Maybe. But others worry that a gun-shy secretary of state might ignore potential problems when they are relatively manageable only to have the nation pay a much higher price later if they swell into a crisis.
"We are a great power," said McPeak, the former Air Force chief of staff. "We have to act like a great power. Some of the things a great power does are ugly, uncomfortable crappy little messes that you get yourself involved in. ... You have to have forces that you are willing to use in very ambiguous circumstances. And that's certainly not Powell's view."
Colin Powell: Warrior, diplomat
His life, career highlights
Born: New York city, April 5, 1937
Education: bachelor's in geology, City College of New York, 1958; master's of business administration, George Washington University, 1971.

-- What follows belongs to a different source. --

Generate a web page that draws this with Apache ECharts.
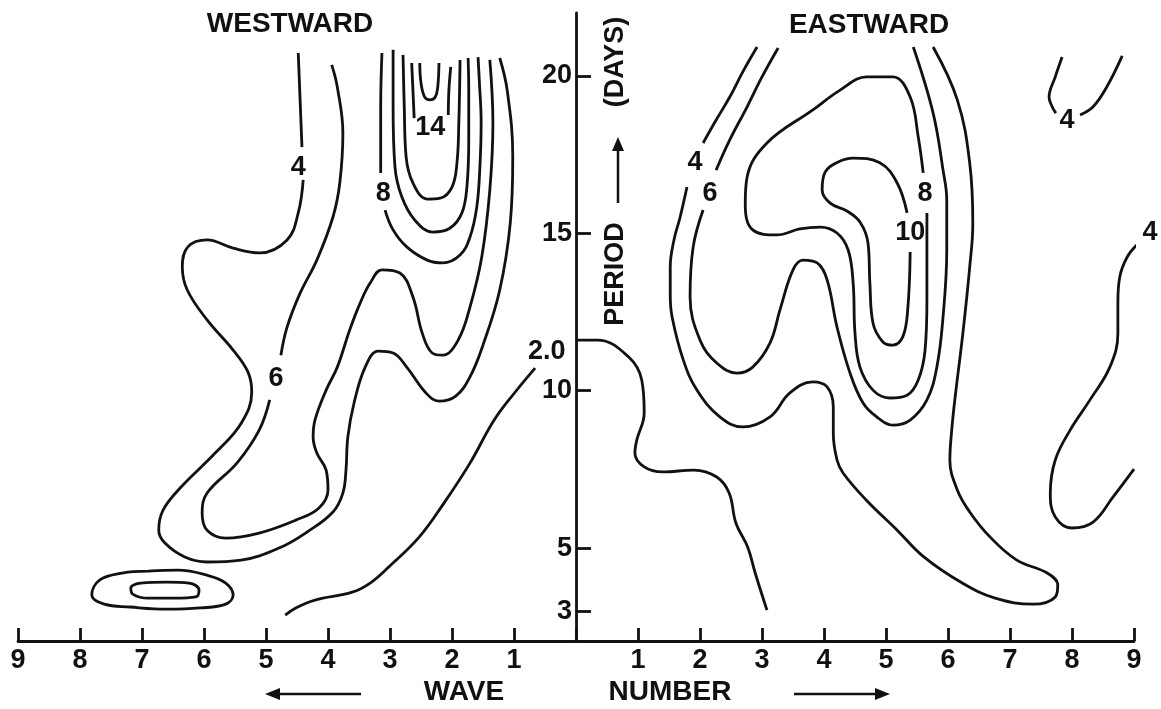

Commissioned a second lieutenant in the U.S. Army: 1958
Vietnam tours: 1962-1963; 1968-1969
White House Fellow: 1972
Battalion commander in Korea: 1973-1974
Senior military aide to Defense Secretary Casper Weinberger: 1983-1986
Commander, 5th Army Corps, Europe; 1986
Deputy National Security Adviser to President Reagan: 1987
National Securty Adviser to President Reagan: 1987-1989
Chairman, Joint Chiefs of Staff: 1989-1993
Autobiography, "My American Journey," published 1995
Chairman, American's Promise: 1997-2000
Secretary of State-designate: Dec. 16, 2000
Family: Wife Alma Johnson; son Michael; daighters Linda and Anne
The 'Powell Doctrine'
Although Retired Gen. Colin L. Powell dismisses the notion of an official military doctrine bearing his name, he has often suggested war-making guidelines for Washington. Boiled down, these principles urge the president to send troops into a hostile environment only:
* When important U.S. interests are at stake.
* When a clearly defined political objective exists.
* When diplomacy and other nonviolent means have failed.
* When U.S. military leaders thoroughly understand the goals.
* With enough force to guarantee victory, and never with plans for an incremental buildup.
* When Congress and the American people are likely to support the campaign.